I understand the no-reentrancy guarantee, but it seems that, for a
"simple" irq with no ack/etc. mechanisms, if another interrupt has
arrives during handling, a flag for that has to be kept and the
interrupt handler re-invoked after the first return. Otherwise
interrupts are lost. Perhaps handle_simple_irq is written with the
intent that individual drivers have to do something ack-like with
their hardware. If so then it's not the right handler (although it
works at present as long as non-percpu interrupts are bound to a
single cpu at the hardware level) and I should probably write an
appropriate handle function.
Or, if we want to consider the current behavior a guarantee so that
changing it would require a new compatible string, then
handle_percpu_irq or an equivalently simpler function could be used
even for non-percpu irqs and avoid all the locking overhead. This
would save a lot more time in the hot path than eliminating the one
conditional (as discussed below below).
> > request_irq ends up working fine still because IRQF_PERCPU causes
> > __setup_irq to mark the irqdesc/irq_data as percpu, so that my handle
> > function can treat it differently. Here's the patch that has it working:
>
> > diff --git a/drivers/irqchip/irq-jcore-aic.c b/drivers/irqchip/irq-jcore-aic.c
> > index 5e5e3bb..b53a8a5 100644
> > --- a/drivers/irqchip/irq-jcore-aic.c
> > +++ b/drivers/irqchip/irq-jcore-aic.c
> > @@ -25,12 +25,20 @@
> >
> > static struct irq_chip jcore_aic;
> >
> > +static void handle_jcore_irq(struct irq_desc *desc)
> > +{
> > + if (irq_is_percpu(irq_desc_get_irq(desc)))

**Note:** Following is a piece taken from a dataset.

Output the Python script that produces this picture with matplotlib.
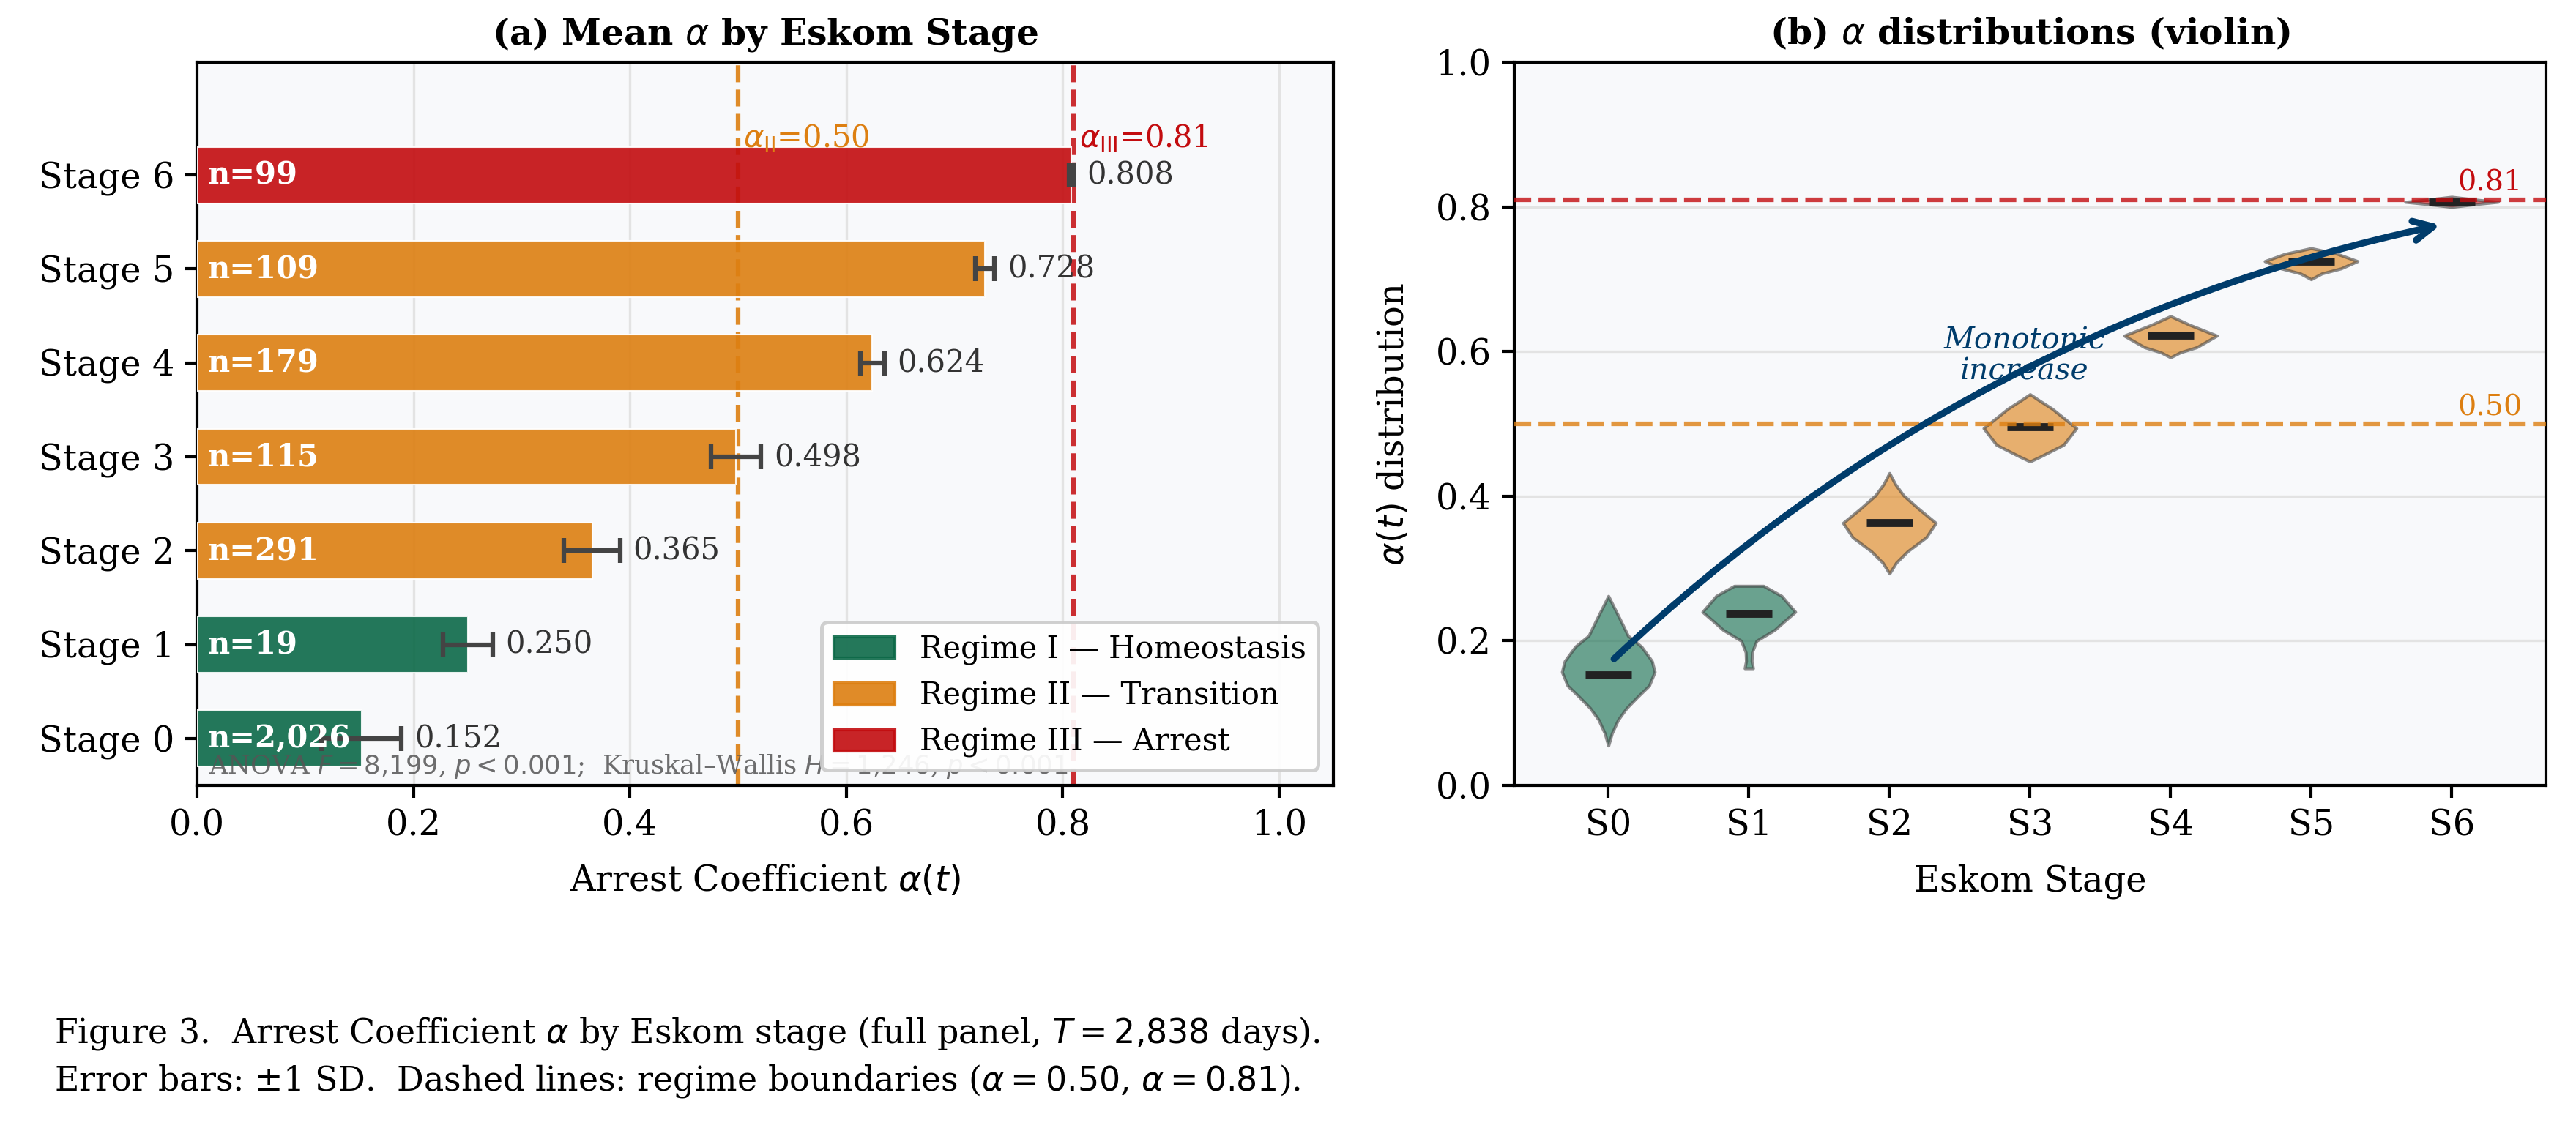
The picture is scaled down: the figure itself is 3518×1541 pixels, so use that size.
import numpy as np
import matplotlib.pyplot as plt
from matplotlib.patches import Patch

plt.rcParams['font.family'] = 'DejaVu Serif'

# ---- data ----
stages = ['Stage 0', 'Stage 1', 'Stage 2', 'Stage 3', 'Stage 4', 'Stage 5', 'Stage 6']
stage_short = ['S0', 'S1', 'S2', 'S3', 'S4', 'S5', 'S6']
mean_alpha = [0.152, 0.250, 0.365, 0.498, 0.624, 0.728, 0.808]
sd_alpha = [0.037, 0.023, 0.026, 0.023, 0.011, 0.009, 0.002]
n_days = [2026, 19, 291, 115, 179, 109, 99]
regime = [0, 0, 1, 1, 1, 1, 2]

regime_names = ['Regime I \u2014 Homeostasis', 'Regime II \u2014 Transition', 'Regime III \u2014 Arrest']
regime_colors = ['#0C6948', '#DD7F11', '#C30C0F']

alpha_II = 0.50
alpha_III = 0.81

# violin outlines: alpha values and relative widths
violin_coords = [
    [0.055, 0.072, 0.091, 0.107, 0.122, 0.138, 0.157, 0.172, 0.192, 0.207, 0.227, 0.262],
    [0.162, 0.172, 0.184, 0.200, 0.215, 0.227, 0.240, 0.262, 0.276],
    [0.293, 0.308, 0.324, 0.343, 0.363, 0.382, 0.401, 0.417, 0.432],
    [0.448, 0.455, 0.471, 0.494, 0.521, 0.533, 0.541],
    [0.592, 0.599, 0.606, 0.622, 0.637, 0.649],
    [0.700, 0.708, 0.715, 0.725, 0.735, 0.743],
    [0.800, 0.804, 0.807, 0.810, 0.814],
]
violin_widths = [
    [0.0, 0.05, 0.14, 0.26, 0.41, 0.58, 0.66, 0.62, 0.47, 0.28, 0.18, 0.0],
    [0.06, 0.04, 0.045, 0.11, 0.37, 0.51, 0.667, 0.47, 0.21],
    [0.0, 0.095, 0.26, 0.52, 0.657, 0.42, 0.20, 0.08, 0.0],
    [0.0, 0.15, 0.47, 0.65, 0.31, 0.12, 0.0],
    [0.0, 0.14, 0.37, 0.657, 0.27, 0.0],
    [0.0, 0.15, 0.42, 0.65, 0.37, 0.0],
    [0.0, 0.35, 0.66, 0.35, 0.0],
]
violin_medians = [0.153, 0.238, 0.363, 0.496, 0.623, 0.725, 0.807]

navy = '#003C6B'


def main():
    fig = plt.figure(figsize=(3518 / 300, 1541 / 300), dpi=300)
    ax1 = fig.add_axes([0.0765, 0.3037, 0.4411, 0.641])
    ax2 = fig.add_axes([0.5878, 0.3037, 0.4005, 0.641])

    for ax in (ax1, ax2):
        ax.set_facecolor('#F8F9FB')
        for sp in ax.spines.values():
            sp.set_color('black')
            sp.set_linewidth(1.0)
        ax.tick_params(labelsize=11.5, length=4, width=1.0)
        ax.set_axisbelow(True)

    # ---- (a) mean alpha per stage ----
    y = np.arange(len(stages))
    colors = [regime_colors[r] for r in regime]
    ax1.grid(axis='x', color='#E3E3E3', lw=0.8)
    ax1.axvline(alpha_II, color=regime_colors[1], ls='--', lw=1.5, alpha=0.9, zorder=2)
    ax1.axvline(alpha_III, color=regime_colors[2], ls='--', lw=1.5, alpha=0.85, zorder=2)
    ax1.barh(y, mean_alpha, height=0.6, color=colors, alpha=0.9,
             edgecolor='white', linewidth=0.5, zorder=3)
    ax1.errorbar(mean_alpha, y, xerr=sd_alpha, fmt='none', ecolor='#444444',
                 elinewidth=1.5, capsize=4, capthick=1.5, zorder=4)

    for yi, m, s, n in zip(y, mean_alpha, sd_alpha, n_days):
        ax1.text(m + s + 0.012, yi, f'{m:.3f}', va='center', ha='left',
                 fontsize=10, color='#333333', zorder=5)
        ax1.text(0.01, yi, f'n={n:,}', va='center', ha='left', fontsize=10,
                 fontweight='bold', color='white', zorder=5)

    ax1.text(alpha_II + 0.005, 6.3, r'$\alpha_{\rm II}$=0.50', color=regime_colors[1],
             fontsize=10, va='baseline', ha='left', zorder=5)
    ax1.text(alpha_III + 0.005, 6.3, r'$\alpha_{\rm III}$=0.81', color=regime_colors[2],
             fontsize=10, va='baseline', ha='left', zorder=5)

    ax1.text(0.01, 0.016,
             'ANOVA $F = 8{,}199$, $p < 0.001$;  Kruskal\u2013Wallis $H = 1{,}246$, $p < 0.001$',
             transform=ax1.transAxes, fontsize=8.5, color='#555555', alpha=0.85,
             va='baseline', ha='left', zorder=4)

    handles = [Patch(color=c, alpha=0.9, label=l) for c, l in zip(regime_colors, regime_names)]
    leg = ax1.legend(handles=handles, loc='lower right', fontsize=10, framealpha=0.92,
                     edgecolor='#CCCCCC', fancybox=True)
    leg.get_frame().set_linewidth(1.2)
    leg.set_zorder(6)

    ax1.set_yticks(y)
    ax1.set_yticklabels(stages)
    ax1.set_xlim(0, 1.05)
    ax1.set_ylim(-0.5, 7.2)
    ax1.set_xticks([0.0, 0.2, 0.4, 0.6, 0.8, 1.0])
    ax1.set_xlabel(r'Arrest Coefficient $\alpha(t)$', fontsize=11.5, labelpad=7)
    ax1.set_title(r'(a) Mean $\alpha$ by Eskom Stage', fontsize=11.7, fontweight='bold')

    # ---- (b) violin distributions ----
    ax2.grid(axis='y', color='#E3E3E3', lw=0.8)
    vpstats = []
    for c, w, med in zip(violin_coords, violin_widths, violin_medians):
        vpstats.append(dict(coords=np.array(c), vals=np.array(w), mean=med,
                            median=med, min=c[0], max=c[-1]))
    parts = ax2.violin(vpstats, positions=y, widths=0.66, showmeans=False,
                       showextrema=False, showmedians=True)
    for body, r in zip(parts['bodies'], regime):
        body.set_facecolor(regime_colors[r])
        body.set_edgecolor('#444444')
        body.set_linewidth(1.0)
        body.set_alpha(0.6)
    parts['cmedians'].set_color('#222222')
    parts['cmedians'].set_linewidth(2.6)

    ax2.axhline(alpha_III, color=regime_colors[2], ls='--', lw=1.5, alpha=0.8, zorder=3)
    ax2.axhline(alpha_II, color=regime_colors[1], ls='--', lw=1.5, alpha=0.8, zorder=3)
    ax2.text(6.5, alpha_III + 0.004, f'{alpha_III:.2f}', color=regime_colors[2],
             fontsize=9.5, ha='right', va='bottom')
    ax2.text(6.5, alpha_II + 0.004, f'{alpha_II:.2f}', color=regime_colors[1],
             fontsize=9.5, ha='right', va='bottom')

    ax2.text(2.96, 0.594, 'Monotonic\nincrease', style='italic', color=navy,
             fontsize=9.8, ha='center', va='center', linespacing=1.05)
    ax2.annotate('', xy=(5.92, mean_alpha[5] + 0.047), xytext=(0.04, mean_alpha[0] + 0.023),
                 arrowprops=dict(arrowstyle='->', color=navy, lw=2.2, mutation_scale=16,
                                 shrinkA=0, shrinkB=0,
                                 connectionstyle='arc3,rad=-0.14'))

    ax2.set_xticks(y)
    ax2.set_xticklabels(stage_short)
    ax2.set_xlim(-0.67, 6.67)
    ax2.set_ylim(0, 1.0)
    ax2.set_xlabel('Eskom Stage', fontsize=11.5, labelpad=7)
    ax2.set_ylabel(r'$\alpha(t)$ distribution', fontsize=11.5, labelpad=8)
    ax2.set_title(r'(b) $\alpha$ distributions (violin)', fontsize=11.7, fontweight='bold')

    fig.text(0.021, 0.025,
             'Figure 3.  Arrest Coefficient $\\alpha$ by Eskom stage (full panel, $T = 2{,}838$ days).\n'
             'Error bars: \u00b11 SD.  Dashed lines: regime boundaries ($\\alpha = 0.50$, $\\alpha = 0.81$).',
             fontsize=11, ha='left', va='bottom', linespacing=1.4)

    fig.savefig('out.png', dpi=300)
    plt.close(fig)


if __name__ == '__main__':
    main()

> > + handle_percpu_irq(desc);
> > + else
> > + handle_simple_irq(desc);
> > +}
> > +
> > static int jcore_aic_irqdomain_map(struct irq_domain *d, unsigned int irq,
> > irq_hw_number_t hwirq)
> > {
> > struct irq_chip *aic = d->host_data;
> >
> > - irq_set_chip_and_handler(irq, aic, handle_simple_irq);
> > + irq_set_chip_and_handler(irq, aic, handle_jcore_irq);
>
> What you should do is:
>
> if (jcore_irq_per_cpu(hwirq))
> irq_set_chip_and_handler(irq, aic, handle_percpu_irq);
> else
> irq_set_chip_and_handler(irq, aic, handle_simple_irq);
>
> That avoids the conditional in the irq delivery path,
I'll follow up on this in the thread on the patch.
> which is overly
> expensive as you end up looking up the irq descriptor which you already
> have. You can avoid the lookup by using:
>
> if (irqd_is_per_cpu(irq_desc_get_irq_data(desc)))
>
> but that's still a conditional in the hotpath which you can avoid entirely
> by setting up the proper handler when you map it.
Indeed that helps. Having CONFIG_FRAME_POINTER on was making both
versions huge (because of the implicit -fno-optimize-sibling-calls)
but with that off, it's much more reasonable.
Rich